Catlin sketched this scene in 1832, during his long voyage on the Missouri River.
Near the mouth of the White River — in present-day South Dakota — he encountered an immense herd crossing the Missouri and, from an imprudence, got his boat into imminent danger among them. It was a firsthand brush with the raw arithmetic of the pre-industrial West, an ecosystem still operating at a scale that European-Americans had no framework to comprehend. That urgency is embedded in the brushwork. Where his contemporaries painted landscape as sublime theater, Catlin painted it as witness testimony — a distinction that gives this small painting an outsize claim on American art history. The work is now held in the Smithsonian American Art Museum, acquired as part of the gift of Mrs. Joseph Harrison, Jr.
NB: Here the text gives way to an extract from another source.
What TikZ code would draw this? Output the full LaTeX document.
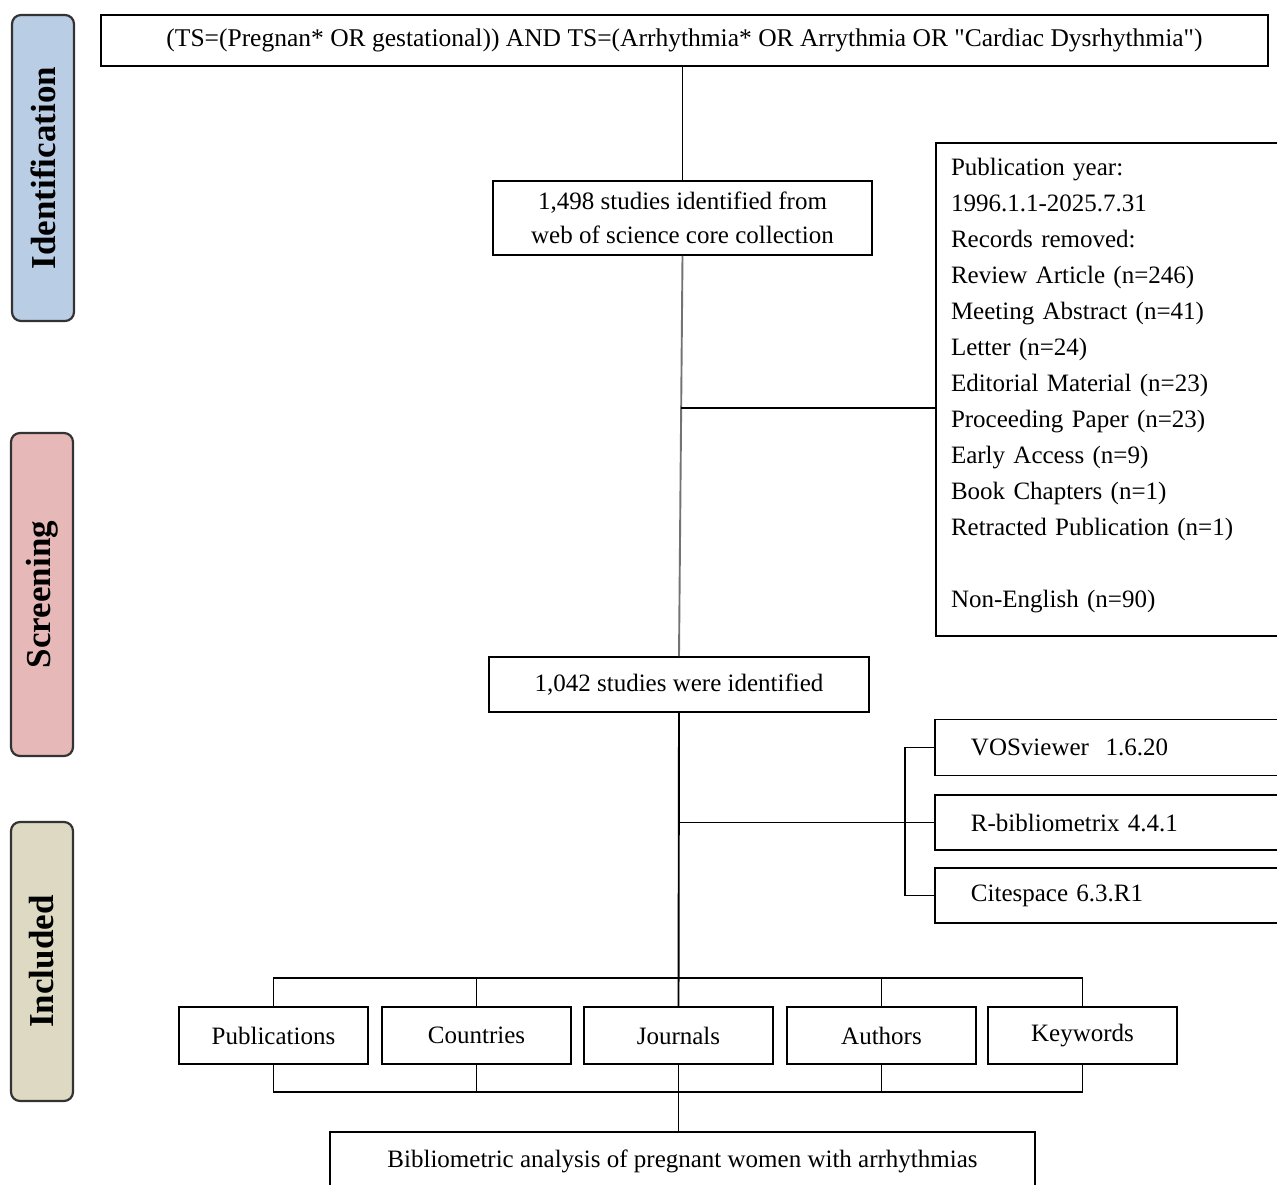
\documentclass[tikz,border=0pt]{standalone}
\usepackage{fontspec}
\setmainfont{Liberation Serif}
\definecolor{tabblue}{HTML}{B9CDE5}
\definecolor{tabpink}{HTML}{E6B9B8}
\definecolor{tabtan}{HTML}{DDD9C3}
\begin{document}
\begin{tikzpicture}[x=1pt,y=-1pt,
  box/.style={draw=black, line width=1.9pt, inner sep=0pt, font=\fontsize{25}{34}\selectfont, align=center},
  toolbox/.style={box, align=left, inner xsep=36pt, text width=284pt, minimum width=356pt, minimum height=56pt, anchor=west},
  smallbox/.style={box, minimum width=189pt, minimum height=57pt},
  tab/.style={draw=black!80, line width=2.2pt, rounded corners=9pt, rotate=90, inner sep=0pt, minimum height=62pt, font=\fontsize{35}{40}\selectfont\bfseries},
  conn/.style={line width=1.9pt, black}]
\path[use as bounding box] (0,0) rectangle (1277,1184);
\clip (0,0) rectangle (1277,1184);

% phase tabs
\node[tab, fill=tabblue, minimum width=306pt] (tabI) at (43,168) {Identification};
\node[tab, fill=tabpink, minimum width=323pt] (tabS) at (42,594.5) {Screening};
\node[tab, fill=tabtan, minimum width=279pt] (tabC) at (42,961.5) {Included};

% main flow
\node[box, minimum width=1167pt, minimum height=51pt, font=\fontsize{25.5}{34}\selectfont] (query) at (684.5,40.5)
  {(TS=(Pregnan* OR gestational)) AND TS=(Arrhythmia* OR Arrythmia OR \textquotedbl Cardiac Dysrhythmia\textquotedbl)};
\node[box, minimum width=379pt, minimum height=74pt] (ident) at (682.5,218)
  {1,498 studies identified from\\web of science core collection};
\node[box, minimum width=354pt, minimum height=493pt, align=left, inner xsep=15pt, text width=324pt,
      font=\fontsize{25}{36}\selectfont] (removed) at (1113,389.5)
  {Publication year:\\1996.1.1-2025.7.31\\Records removed:\\Review Article (n=246)\\Meeting Abstract (n=41)\\Letter (n=24)\\Editorial Material (n=23)\\Proceeding Paper (n=23)\\Early Access (n=9)\\Book Chapters (n=1)\\Retracted Publication (n=1)\\[36pt]Non-English (n=90)\rule[-13pt]{0pt}{1pt}};
\node[box, minimum width=380pt, minimum height=55pt] (kept) at (679,684.5) {1,042 studies were identified};

% tools
\node[toolbox] (vos) at (934,747.5) {VOSviewer\ \ 1.6.20};
\node[toolbox, minimum height=55pt] (rbib) at (934,822.5) {R-bibliometrix 4.4.1};
\node[toolbox, minimum height=55pt] (cite) at (934,895.5) {Citespace 6.3.R1};

% analysis boxes
\node[smallbox] (pub) at (273.5,1035.5) {Publications};
\node[smallbox] (cou) at (476.5,1035.5) {Countries};
\node[smallbox] (jou) at (678.5,1035.5) {Journals};
\node[smallbox] (aut) at (881.5,1035.5) {Authors};
\node[smallbox] (key) at (1082.5,1035.5) {Keywords};

\node[box, minimum width=705pt, minimum height=58pt] (final) at (682.5,1161)
  {Bibliometric analysis of pregnant women with arrhythmias};

% connectors
\draw[conn] (ident.north |- query.south) -- (ident.north);
\draw[conn, black!55] (ident.south) -- (kept.north);
\coordinate (br1) at (681,408);
\draw[conn] (br1) -- (br1 -| removed.west);

\coordinate (bk) at (905,822);
\draw[conn] (kept.south |- rbib.west) -- (rbib.west);
\draw[conn] (vos.west) -- (vos.west -| bk) -- (cite.west -| bk) -- (cite.west);

\coordinate (tb) at (0,978);
\coordinate (bb) at (0,1092);
\draw[conn] (kept.south) -- (jou.north);
\draw[conn] (pub.north) -- (pub.north |- tb) -- (key.north |- tb) -- (key.north);
\draw[conn] (cou.north) -- (cou.north |- tb);
\draw[conn] (aut.north) -- (aut.north |- tb);
\draw[conn] (pub.south) -- (pub.south |- bb) -- (key.south |- bb) -- (key.south);
\draw[conn] (cou.south) -- (cou.south |- bb);
\draw[conn] (aut.south) -- (aut.south |- bb);
\draw[conn] (jou.south) -- (jou.south |- final.north);
\end{tikzpicture}
\end{document}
On the wall, this painting rewards a quiet room and considered light. It's not a loud work — the canvas is intimate, the handling direct — but it carries an enormous interior weight. It speaks to the history reader, the conservationist, the westerner, and anyone drawn to images that document a world that no longer exists. Hang it where there's room to pause: a study, a library, a hallway that earns a second look. It sets a mood of sober wonder — the feeling of standing at the edge of something vast and irretrievable.